A straw poll I hastily conducted among the mums at my daughter's playgroup (a good cross-section of ages and busts) produced the unanimous verdict that bras are as much a nightmare for females as they are for men. "Why isn't there one-size fits all?" asked one.

"They're all right one day and lumpy the next," moaned another. Bras are by far the most difficult garment known to man, or rather woman.

More than 90 per cent of females are wearing the wrong size, according to a leading high street chain. And, ideally, you should change your bra every three to six months - which is, apparently, the average bra's working life.

Mine have a working life longer than your average TV set . I once had the pleasure of meeting a professional bra fitter, who went through the do's and don'ts of buying a bra.

To find your size, she explained, you measure around the body, underneath the bust.

If the measurement is an even number you add four inches. For an odd number add five inches.

It was all too complicated for me. As a mathematical dunce, any mention of numbers immediately mashes my brain.
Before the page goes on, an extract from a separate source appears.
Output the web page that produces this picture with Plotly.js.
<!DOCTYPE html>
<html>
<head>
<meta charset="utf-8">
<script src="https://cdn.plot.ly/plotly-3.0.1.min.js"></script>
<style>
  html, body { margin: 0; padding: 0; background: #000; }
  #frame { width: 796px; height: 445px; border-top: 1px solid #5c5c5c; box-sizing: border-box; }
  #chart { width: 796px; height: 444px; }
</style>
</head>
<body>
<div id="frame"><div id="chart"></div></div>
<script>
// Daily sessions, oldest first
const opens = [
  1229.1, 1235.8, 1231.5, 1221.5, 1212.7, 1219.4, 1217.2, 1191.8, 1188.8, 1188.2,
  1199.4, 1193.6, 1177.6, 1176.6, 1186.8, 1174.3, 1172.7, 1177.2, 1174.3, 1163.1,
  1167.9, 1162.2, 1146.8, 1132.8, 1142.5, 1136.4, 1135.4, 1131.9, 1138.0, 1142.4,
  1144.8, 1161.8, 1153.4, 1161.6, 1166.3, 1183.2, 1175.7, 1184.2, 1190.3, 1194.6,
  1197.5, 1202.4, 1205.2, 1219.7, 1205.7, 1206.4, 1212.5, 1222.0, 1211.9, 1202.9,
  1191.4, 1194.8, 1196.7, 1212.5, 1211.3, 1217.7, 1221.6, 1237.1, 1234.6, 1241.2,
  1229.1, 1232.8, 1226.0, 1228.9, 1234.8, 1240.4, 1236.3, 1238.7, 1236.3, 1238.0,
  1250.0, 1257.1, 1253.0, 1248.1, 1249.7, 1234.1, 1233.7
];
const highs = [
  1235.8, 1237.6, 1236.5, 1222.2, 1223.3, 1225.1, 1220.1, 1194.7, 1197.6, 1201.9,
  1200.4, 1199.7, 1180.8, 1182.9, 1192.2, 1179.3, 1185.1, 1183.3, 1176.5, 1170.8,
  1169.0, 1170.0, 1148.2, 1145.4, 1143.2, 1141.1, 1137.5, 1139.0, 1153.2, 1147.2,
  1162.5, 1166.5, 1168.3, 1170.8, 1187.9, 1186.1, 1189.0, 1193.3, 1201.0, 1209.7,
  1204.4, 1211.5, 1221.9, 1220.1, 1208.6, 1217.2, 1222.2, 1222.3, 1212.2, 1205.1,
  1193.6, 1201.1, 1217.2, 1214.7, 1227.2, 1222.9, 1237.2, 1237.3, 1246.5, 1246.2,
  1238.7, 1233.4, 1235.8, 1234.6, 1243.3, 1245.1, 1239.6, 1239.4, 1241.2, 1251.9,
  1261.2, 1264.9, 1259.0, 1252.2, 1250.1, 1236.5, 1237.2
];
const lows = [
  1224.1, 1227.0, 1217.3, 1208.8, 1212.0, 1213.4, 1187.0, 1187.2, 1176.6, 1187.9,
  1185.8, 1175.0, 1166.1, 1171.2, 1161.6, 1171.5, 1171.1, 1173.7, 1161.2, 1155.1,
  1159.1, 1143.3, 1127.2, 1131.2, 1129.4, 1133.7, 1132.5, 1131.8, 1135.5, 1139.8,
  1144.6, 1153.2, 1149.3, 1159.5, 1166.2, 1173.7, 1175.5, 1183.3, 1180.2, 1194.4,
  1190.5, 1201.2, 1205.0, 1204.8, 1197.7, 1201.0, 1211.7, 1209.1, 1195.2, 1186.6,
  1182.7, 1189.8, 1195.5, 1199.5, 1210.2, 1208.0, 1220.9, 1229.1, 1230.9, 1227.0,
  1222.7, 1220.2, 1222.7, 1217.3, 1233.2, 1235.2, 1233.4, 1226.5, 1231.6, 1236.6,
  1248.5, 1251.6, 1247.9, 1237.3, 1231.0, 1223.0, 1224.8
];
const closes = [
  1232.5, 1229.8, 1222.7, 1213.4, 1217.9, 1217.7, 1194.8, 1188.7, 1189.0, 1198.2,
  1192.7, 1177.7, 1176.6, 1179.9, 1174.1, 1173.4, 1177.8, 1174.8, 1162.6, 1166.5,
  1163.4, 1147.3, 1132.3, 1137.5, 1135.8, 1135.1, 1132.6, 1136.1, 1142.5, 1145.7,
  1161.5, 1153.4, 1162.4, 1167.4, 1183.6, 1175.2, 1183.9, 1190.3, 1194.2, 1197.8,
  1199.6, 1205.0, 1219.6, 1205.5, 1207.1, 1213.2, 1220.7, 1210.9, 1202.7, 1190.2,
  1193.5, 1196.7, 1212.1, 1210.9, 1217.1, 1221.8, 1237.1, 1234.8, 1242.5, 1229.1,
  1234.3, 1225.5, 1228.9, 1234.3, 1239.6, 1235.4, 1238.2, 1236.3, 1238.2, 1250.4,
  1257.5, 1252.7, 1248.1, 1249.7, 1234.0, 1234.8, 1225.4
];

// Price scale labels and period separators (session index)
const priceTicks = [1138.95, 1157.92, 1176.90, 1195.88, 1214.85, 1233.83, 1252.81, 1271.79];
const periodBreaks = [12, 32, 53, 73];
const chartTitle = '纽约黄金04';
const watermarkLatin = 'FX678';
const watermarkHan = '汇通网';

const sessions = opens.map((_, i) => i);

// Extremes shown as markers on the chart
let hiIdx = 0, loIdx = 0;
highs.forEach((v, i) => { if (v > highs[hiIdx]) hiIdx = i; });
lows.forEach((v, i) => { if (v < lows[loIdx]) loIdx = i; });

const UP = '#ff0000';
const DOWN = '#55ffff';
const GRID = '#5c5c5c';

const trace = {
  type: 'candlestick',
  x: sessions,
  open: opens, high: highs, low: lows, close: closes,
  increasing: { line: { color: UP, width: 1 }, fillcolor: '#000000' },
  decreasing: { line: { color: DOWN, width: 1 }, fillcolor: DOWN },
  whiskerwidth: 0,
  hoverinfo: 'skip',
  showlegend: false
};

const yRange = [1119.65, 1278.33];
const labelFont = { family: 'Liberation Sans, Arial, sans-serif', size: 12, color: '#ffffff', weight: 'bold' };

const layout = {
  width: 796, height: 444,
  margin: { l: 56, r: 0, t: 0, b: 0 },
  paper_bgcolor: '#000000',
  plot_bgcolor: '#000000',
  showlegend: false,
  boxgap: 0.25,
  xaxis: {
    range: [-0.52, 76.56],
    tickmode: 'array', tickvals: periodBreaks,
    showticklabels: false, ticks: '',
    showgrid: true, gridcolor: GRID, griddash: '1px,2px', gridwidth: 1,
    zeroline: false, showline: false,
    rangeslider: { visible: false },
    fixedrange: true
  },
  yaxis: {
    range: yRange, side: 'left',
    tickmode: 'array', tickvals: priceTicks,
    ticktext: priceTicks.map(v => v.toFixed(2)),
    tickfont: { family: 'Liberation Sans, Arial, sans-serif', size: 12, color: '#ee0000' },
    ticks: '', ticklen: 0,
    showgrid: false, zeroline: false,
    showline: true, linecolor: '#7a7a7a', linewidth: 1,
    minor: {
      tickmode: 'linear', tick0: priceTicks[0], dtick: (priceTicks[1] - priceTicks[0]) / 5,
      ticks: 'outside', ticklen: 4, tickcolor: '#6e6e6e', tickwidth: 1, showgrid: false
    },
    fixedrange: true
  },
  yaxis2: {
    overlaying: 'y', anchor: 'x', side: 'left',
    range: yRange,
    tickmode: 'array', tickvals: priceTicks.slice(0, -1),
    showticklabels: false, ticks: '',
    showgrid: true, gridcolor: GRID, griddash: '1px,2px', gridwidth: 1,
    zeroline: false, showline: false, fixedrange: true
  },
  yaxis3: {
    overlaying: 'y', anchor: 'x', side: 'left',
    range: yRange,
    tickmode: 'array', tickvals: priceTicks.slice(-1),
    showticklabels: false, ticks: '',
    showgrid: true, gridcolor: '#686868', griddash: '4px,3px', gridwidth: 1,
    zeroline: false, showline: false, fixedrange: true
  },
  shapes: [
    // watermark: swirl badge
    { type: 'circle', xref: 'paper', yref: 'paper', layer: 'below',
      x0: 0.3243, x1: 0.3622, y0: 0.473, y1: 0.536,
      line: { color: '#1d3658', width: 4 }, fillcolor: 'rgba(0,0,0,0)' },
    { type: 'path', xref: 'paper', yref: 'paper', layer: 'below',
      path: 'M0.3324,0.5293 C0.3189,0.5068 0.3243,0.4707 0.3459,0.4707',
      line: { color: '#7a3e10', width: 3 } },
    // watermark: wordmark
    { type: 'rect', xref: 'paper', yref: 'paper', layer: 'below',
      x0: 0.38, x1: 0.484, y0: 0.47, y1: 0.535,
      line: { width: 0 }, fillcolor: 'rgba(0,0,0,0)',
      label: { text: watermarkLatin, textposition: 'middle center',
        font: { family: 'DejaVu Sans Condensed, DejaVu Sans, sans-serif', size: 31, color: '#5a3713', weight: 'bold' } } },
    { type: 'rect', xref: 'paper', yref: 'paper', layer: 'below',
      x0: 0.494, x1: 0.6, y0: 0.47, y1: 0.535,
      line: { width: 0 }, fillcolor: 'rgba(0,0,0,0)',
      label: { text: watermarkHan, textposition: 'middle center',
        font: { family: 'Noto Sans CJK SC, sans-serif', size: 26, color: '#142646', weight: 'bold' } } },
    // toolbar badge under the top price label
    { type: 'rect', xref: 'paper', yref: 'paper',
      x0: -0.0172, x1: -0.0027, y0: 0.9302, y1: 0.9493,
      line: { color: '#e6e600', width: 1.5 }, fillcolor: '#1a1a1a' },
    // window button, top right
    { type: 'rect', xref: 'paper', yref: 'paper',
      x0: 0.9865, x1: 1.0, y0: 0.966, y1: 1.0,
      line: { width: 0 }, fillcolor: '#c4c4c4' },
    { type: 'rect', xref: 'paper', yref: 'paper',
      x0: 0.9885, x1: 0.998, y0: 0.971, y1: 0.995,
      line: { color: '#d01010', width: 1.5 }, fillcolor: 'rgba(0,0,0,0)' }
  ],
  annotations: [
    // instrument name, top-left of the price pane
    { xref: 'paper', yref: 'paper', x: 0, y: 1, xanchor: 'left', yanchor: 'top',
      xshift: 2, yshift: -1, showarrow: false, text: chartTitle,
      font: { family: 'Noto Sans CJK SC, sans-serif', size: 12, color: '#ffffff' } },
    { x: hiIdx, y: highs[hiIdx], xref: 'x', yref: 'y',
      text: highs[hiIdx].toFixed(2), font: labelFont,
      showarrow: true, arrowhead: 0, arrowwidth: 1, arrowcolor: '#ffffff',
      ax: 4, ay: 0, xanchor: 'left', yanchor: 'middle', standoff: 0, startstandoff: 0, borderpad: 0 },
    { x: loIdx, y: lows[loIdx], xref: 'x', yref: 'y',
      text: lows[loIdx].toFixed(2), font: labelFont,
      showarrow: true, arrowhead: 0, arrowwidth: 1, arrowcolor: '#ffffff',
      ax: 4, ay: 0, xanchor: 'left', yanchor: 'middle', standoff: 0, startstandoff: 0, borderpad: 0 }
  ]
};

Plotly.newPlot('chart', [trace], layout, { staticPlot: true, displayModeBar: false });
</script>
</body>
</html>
New bras are like new shoes - you have to suffer weeks of shifting the straps around, of pressure sores, and wrestling with the hook and eye and clasps (double ones are the worse - I have to set my alarm clock ten minutes early for those).

So, I have every sympathy for men who, probably after a few pints, stumble across the hook and eye nightmare that goes to make up most bras.

And I raise my hat (cotton, safari-style, only ever worn on the beach in summer) to women who heap more problems on themselves by taking on the added extras on offer to supposedly make our breasts look ultra-gorgeous. Gel-filled, pump-up and heaven knows what else, all on top of the notorious double clasp hook and eye.

At least by suffering at the hands of the bra, men get a taste of how tough life is as a woman. By comparison, vests (if worn - not many men do) are just so easy.